Start of RECORD EXTRACTS
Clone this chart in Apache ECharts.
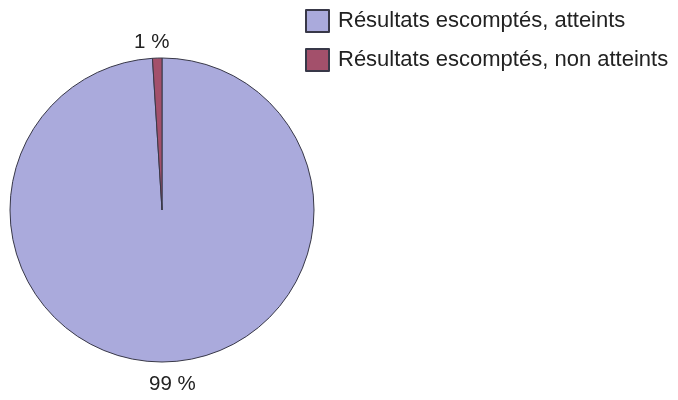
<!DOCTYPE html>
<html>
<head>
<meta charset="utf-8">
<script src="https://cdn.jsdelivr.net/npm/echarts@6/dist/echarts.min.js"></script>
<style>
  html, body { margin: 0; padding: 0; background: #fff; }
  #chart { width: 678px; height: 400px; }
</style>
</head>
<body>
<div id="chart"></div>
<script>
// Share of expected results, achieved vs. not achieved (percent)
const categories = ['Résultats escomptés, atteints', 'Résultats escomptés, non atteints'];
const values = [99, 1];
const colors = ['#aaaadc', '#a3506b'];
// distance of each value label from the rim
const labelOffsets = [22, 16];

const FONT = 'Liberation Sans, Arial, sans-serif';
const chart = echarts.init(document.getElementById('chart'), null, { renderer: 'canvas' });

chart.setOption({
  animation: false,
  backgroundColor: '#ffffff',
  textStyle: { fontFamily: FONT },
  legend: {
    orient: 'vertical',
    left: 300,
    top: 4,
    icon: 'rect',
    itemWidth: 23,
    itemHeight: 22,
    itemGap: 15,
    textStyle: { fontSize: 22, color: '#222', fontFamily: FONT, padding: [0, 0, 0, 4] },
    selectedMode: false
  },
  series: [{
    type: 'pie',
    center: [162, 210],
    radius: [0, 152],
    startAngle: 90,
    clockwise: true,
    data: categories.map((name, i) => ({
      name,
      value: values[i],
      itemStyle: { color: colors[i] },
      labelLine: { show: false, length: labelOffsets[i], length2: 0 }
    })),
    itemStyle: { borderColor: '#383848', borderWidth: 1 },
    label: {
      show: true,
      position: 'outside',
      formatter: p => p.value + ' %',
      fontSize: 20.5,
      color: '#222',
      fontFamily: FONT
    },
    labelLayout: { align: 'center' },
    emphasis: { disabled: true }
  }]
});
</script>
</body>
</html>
End of RECORD EXTRACTS
Start of RECORD EXTRACTS
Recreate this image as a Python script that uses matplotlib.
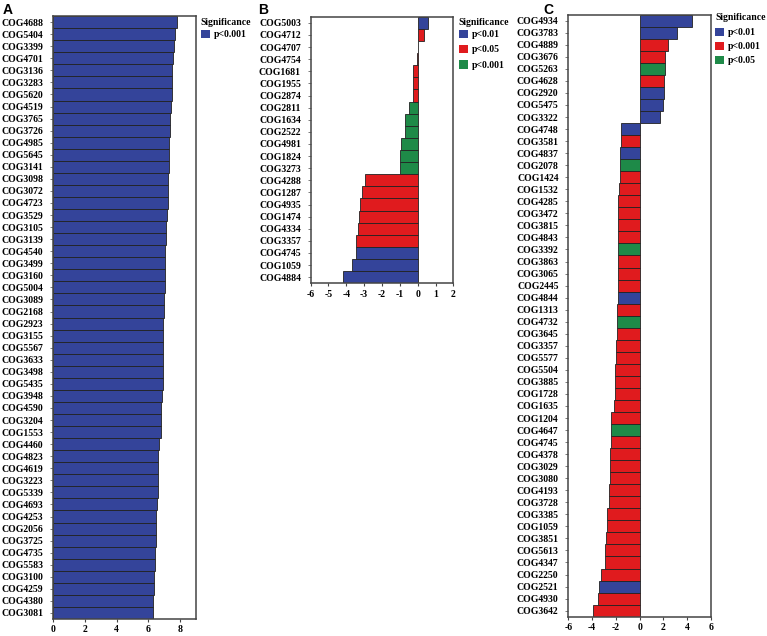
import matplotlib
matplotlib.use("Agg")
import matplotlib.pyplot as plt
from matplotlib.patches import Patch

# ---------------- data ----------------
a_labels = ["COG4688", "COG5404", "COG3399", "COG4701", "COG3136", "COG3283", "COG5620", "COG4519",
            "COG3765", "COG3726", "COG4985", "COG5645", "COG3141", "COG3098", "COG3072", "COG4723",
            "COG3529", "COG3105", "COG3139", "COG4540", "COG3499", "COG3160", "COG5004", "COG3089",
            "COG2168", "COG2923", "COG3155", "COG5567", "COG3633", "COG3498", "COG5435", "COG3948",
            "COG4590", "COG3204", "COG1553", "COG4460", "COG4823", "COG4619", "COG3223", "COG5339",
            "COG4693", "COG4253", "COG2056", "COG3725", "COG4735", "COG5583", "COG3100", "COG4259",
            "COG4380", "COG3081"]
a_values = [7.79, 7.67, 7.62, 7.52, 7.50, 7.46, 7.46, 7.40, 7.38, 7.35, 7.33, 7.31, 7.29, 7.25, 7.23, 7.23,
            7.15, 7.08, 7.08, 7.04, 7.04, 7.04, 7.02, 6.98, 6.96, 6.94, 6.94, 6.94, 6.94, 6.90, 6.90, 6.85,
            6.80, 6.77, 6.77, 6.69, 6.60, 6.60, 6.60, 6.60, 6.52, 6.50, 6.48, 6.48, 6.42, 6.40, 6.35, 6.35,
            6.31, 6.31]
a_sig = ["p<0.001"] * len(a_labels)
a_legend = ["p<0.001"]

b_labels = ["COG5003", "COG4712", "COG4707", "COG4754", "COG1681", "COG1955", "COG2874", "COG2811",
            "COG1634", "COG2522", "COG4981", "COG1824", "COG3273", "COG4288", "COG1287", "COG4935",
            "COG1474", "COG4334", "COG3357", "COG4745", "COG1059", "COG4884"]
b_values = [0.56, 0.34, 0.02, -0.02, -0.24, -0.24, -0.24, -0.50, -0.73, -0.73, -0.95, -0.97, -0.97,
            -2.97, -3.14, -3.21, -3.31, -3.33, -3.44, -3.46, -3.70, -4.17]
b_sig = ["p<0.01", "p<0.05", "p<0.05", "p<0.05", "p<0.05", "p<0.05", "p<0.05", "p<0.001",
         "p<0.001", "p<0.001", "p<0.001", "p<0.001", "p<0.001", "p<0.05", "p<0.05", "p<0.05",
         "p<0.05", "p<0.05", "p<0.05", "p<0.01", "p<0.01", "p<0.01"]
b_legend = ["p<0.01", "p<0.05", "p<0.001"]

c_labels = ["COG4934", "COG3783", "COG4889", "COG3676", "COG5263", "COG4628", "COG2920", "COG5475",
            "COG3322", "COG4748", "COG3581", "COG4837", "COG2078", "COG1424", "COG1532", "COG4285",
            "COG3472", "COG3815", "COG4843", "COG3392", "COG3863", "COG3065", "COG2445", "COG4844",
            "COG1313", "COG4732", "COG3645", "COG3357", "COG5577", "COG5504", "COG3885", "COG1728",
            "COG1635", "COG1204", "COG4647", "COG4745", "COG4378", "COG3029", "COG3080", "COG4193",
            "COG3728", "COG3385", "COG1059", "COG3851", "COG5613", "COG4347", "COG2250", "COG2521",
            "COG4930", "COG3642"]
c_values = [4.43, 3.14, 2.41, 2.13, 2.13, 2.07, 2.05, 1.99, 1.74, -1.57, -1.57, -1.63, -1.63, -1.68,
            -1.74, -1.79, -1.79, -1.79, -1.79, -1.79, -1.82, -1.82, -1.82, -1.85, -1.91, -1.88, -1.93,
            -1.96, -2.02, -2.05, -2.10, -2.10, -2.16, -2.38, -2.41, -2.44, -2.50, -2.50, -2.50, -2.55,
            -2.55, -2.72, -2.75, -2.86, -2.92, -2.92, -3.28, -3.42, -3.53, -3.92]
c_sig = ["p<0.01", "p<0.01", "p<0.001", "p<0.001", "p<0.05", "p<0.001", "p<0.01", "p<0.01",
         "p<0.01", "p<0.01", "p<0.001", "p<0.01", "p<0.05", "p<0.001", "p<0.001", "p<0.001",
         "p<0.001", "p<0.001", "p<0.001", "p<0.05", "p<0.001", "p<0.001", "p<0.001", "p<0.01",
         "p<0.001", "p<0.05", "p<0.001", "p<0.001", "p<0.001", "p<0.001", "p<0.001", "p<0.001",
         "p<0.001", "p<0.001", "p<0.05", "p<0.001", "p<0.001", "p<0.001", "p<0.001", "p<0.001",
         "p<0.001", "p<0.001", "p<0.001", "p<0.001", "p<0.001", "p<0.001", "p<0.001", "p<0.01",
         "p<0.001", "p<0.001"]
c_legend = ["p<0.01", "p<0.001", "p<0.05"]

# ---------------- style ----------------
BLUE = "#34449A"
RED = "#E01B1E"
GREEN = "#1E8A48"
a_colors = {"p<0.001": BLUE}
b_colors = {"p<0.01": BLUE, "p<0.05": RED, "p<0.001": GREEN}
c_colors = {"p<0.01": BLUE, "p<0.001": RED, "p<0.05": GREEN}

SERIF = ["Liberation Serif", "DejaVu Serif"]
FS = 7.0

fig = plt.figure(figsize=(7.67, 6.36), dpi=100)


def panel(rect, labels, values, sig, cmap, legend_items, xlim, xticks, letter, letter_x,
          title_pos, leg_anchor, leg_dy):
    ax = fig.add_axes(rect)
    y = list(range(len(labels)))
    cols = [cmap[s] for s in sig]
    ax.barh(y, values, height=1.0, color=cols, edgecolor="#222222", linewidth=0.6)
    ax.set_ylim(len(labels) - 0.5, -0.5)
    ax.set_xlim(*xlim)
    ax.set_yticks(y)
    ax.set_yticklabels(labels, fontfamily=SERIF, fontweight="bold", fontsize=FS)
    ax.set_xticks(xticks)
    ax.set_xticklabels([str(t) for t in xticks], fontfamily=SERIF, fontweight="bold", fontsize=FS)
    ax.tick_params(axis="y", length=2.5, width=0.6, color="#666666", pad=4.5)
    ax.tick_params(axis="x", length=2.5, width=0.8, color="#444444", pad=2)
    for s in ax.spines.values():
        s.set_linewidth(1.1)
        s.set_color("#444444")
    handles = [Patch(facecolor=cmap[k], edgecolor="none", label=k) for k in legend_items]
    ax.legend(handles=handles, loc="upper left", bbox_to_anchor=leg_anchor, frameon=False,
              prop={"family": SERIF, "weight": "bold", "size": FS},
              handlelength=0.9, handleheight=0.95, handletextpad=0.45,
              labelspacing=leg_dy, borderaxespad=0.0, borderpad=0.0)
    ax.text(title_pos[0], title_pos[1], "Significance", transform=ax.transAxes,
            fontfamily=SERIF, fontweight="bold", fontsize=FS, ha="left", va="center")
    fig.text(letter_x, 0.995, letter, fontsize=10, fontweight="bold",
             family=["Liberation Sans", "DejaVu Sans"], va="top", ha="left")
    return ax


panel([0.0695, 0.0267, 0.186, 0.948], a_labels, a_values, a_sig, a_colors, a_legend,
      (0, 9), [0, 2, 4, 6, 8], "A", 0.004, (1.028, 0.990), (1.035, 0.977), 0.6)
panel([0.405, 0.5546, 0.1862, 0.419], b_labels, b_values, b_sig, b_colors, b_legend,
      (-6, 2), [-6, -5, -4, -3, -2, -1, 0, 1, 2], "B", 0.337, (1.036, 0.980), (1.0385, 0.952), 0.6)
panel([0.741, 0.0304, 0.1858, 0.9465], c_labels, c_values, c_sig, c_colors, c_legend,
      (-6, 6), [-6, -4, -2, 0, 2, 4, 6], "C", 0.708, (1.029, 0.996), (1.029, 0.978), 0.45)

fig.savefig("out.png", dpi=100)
End of RECORD EXTRACTS
> **INSTRUCTIONS TO FOLLOW**
Output exactly the lines above, from the line with "Clone this chart in Apache ECharts." to the line with "const labelOffsets = [22, 16];", both included; skip the pictures.

> **SOLVED EXERCISE**
Clone this chart in Apache ECharts.
<!DOCTYPE html>
<html>
<head>
<meta charset="utf-8">
<script src="https://cdn.jsdelivr.net/npm/echarts@6/dist/echarts.min.js"></script>
<style>
  html, body { margin: 0; padding: 0; background: #fff; }
  #chart { width: 678px; height: 400px; }
</style>
</head>
<body>
<div id="chart"></div>
<script>
// Share of expected results, achieved vs. not achieved (percent)
const categories = ['Résultats escomptés, atteints', 'Résultats escomptés, non atteints'];
const values = [99, 1];
const colors = ['#aaaadc', '#a3506b'];
// distance of each value label from the rim
const labelOffsets = [22, 16];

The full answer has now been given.